The records below hold pictures; please leave those out and retype the rest exactly.

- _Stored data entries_
....................

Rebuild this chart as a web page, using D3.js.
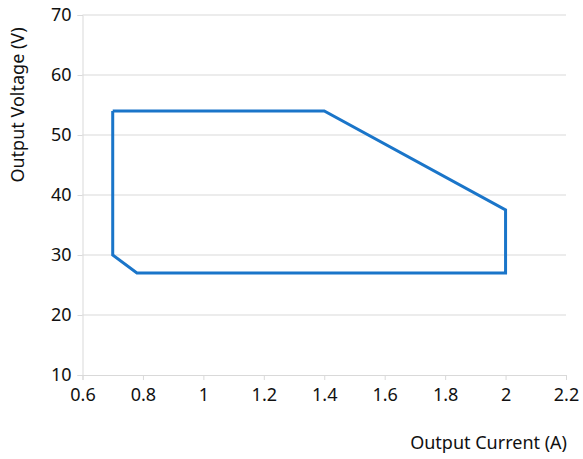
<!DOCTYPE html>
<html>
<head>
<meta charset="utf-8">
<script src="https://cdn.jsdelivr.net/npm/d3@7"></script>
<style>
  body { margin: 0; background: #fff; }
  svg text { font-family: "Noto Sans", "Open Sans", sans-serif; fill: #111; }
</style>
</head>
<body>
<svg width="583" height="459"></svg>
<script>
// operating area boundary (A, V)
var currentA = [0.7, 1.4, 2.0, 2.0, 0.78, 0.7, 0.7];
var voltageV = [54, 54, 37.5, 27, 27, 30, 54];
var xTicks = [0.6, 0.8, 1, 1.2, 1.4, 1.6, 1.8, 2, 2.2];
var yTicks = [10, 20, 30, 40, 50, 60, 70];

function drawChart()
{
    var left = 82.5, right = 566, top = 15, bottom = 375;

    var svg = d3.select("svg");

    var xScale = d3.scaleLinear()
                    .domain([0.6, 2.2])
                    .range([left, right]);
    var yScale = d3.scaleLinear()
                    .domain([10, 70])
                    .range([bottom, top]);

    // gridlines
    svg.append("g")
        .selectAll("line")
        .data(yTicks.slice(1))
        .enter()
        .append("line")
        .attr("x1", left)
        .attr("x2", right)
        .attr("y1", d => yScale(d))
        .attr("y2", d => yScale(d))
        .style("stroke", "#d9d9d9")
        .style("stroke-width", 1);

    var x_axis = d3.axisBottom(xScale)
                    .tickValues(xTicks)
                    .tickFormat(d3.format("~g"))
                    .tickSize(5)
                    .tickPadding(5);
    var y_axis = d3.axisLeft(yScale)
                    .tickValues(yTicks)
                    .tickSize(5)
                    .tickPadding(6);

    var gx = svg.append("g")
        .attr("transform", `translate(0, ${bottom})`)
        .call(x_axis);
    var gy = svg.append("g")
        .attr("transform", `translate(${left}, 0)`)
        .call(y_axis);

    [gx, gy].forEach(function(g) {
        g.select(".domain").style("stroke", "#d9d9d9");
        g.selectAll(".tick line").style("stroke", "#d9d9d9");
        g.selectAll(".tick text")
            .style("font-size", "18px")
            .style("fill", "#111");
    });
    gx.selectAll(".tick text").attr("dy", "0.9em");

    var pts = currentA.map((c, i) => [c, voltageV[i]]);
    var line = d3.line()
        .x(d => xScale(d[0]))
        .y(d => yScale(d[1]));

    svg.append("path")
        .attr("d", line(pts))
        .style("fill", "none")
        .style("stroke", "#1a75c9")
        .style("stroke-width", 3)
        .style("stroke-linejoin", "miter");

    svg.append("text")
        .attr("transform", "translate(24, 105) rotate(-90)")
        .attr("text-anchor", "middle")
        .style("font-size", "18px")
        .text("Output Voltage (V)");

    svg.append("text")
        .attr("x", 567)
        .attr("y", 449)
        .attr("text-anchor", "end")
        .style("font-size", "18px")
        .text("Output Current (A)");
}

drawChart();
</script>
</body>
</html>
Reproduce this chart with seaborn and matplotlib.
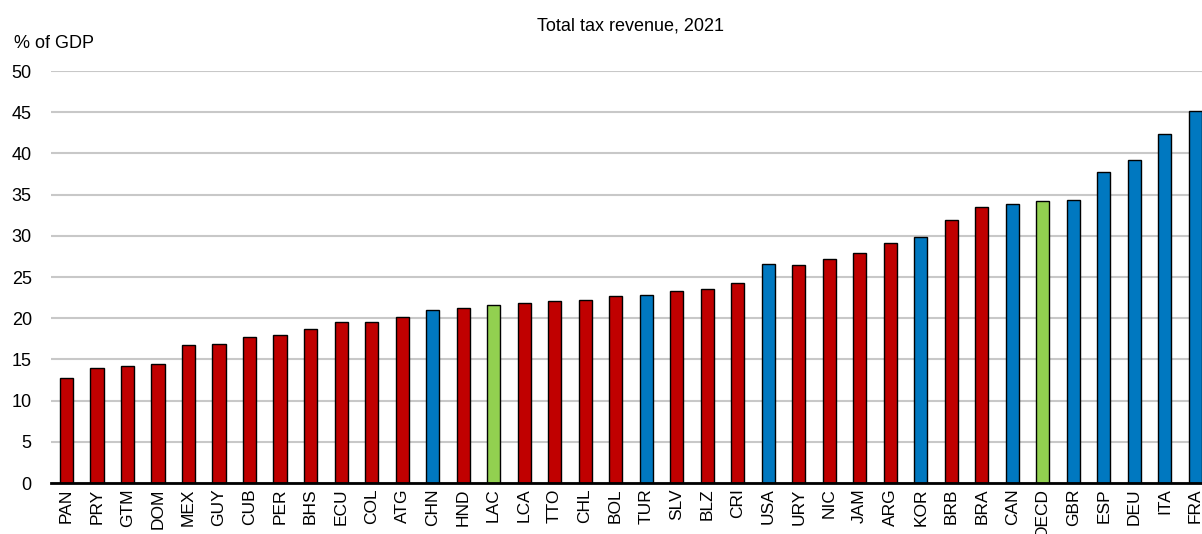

....................

- _THE SOLUTION_
Rebuild this chart as a web page, using D3.js.
<!DOCTYPE html>
<html>
<head>
<meta charset="utf-8">
<script src="https://cdn.jsdelivr.net/npm/d3@7"></script>
<style>
  body { margin: 0; background: #fff; }
  svg text { font-family: "Noto Sans", "Open Sans", sans-serif; fill: #111; }
</style>
</head>
<body>
<svg width="583" height="459"></svg>
<script>
// operating area boundary (A, V)
var currentA = [0.7, 1.4, 2.0, 2.0, 0.78, 0.7, 0.7];
var voltageV = [54, 54, 37.5, 27, 27, 30, 54];
var xTicks = [0.6, 0.8, 1, 1.2, 1.4, 1.6, 1.8, 2, 2.2];
var yTicks = [10, 20, 30, 40, 50, 60, 70];

function drawChart()
{
    var left = 82.5, right = 566, top = 15, bottom = 375;

    var svg = d3.select("svg");

    var xScale = d3.scaleLinear()
                    .domain([0.6, 2.2])
                    .range([left, right]);
    var yScale = d3.scaleLinear()
                    .domain([10, 70])
                    .range([bottom, top]);

    // gridlines
    svg.append("g")
        .selectAll("line")
        .data(yTicks.slice(1))
        .enter()
        .append("line")
        .attr("x1", left)
        .attr("x2", right)
        .attr("y1", d => yScale(d))
        .attr("y2", d => yScale(d))
        .style("stroke", "#d9d9d9")
        .style("stroke-width", 1);

    var x_axis = d3.axisBottom(xScale)
                    .tickValues(xTicks)
                    .tickFormat(d3.format("~g"))
                    .tickSize(5)
                    .tickPadding(5);
    var y_axis = d3.axisLeft(yScale)
                    .tickValues(yTicks)
                    .tickSize(5)
                    .tickPadding(6);

    var gx = svg.append("g")
        .attr("transform", `translate(0, ${bottom})`)
        .call(x_axis);
    var gy = svg.append("g")
        .attr("transform", `translate(${left}, 0)`)
        .call(y_axis);

    [gx, gy].forEach(function(g) {
        g.select(".domain").style("stroke", "#d9d9d9");
        g.selectAll(".tick line").style("stroke", "#d9d9d9");
        g.selectAll(".tick text")
            .style("font-size", "18px")
            .style("fill", "#111");
    });
    gx.selectAll(".tick text").attr("dy", "0.9em");

    var pts = currentA.map((c, i) => [c, voltageV[i]]);
    var line = d3.line()
        .x(d => xScale(d[0]))
        .y(d => yScale(d[1]));

    svg.append("path")
        .attr("d", line(pts))
        .style("fill", "none")
        .style("stroke", "#1a75c9")
        .style("stroke-width", 3)
        .style("stroke-linejoin", "miter");

    svg.append("text")
        .attr("transform", "translate(24, 105) rotate(-90)")
        .attr("text-anchor", "middle")
        .style("font-size", "18px")
        .text("Output Voltage (V)");

    svg.append("text")
        .attr("x", 567)
        .attr("y", 449)
        .attr("text-anchor", "end")
        .style("font-size", "18px")
        .text("Output Current (A)");
}

drawChart();
</script>
</body>
</html>
Reproduce this chart with seaborn and matplotlib.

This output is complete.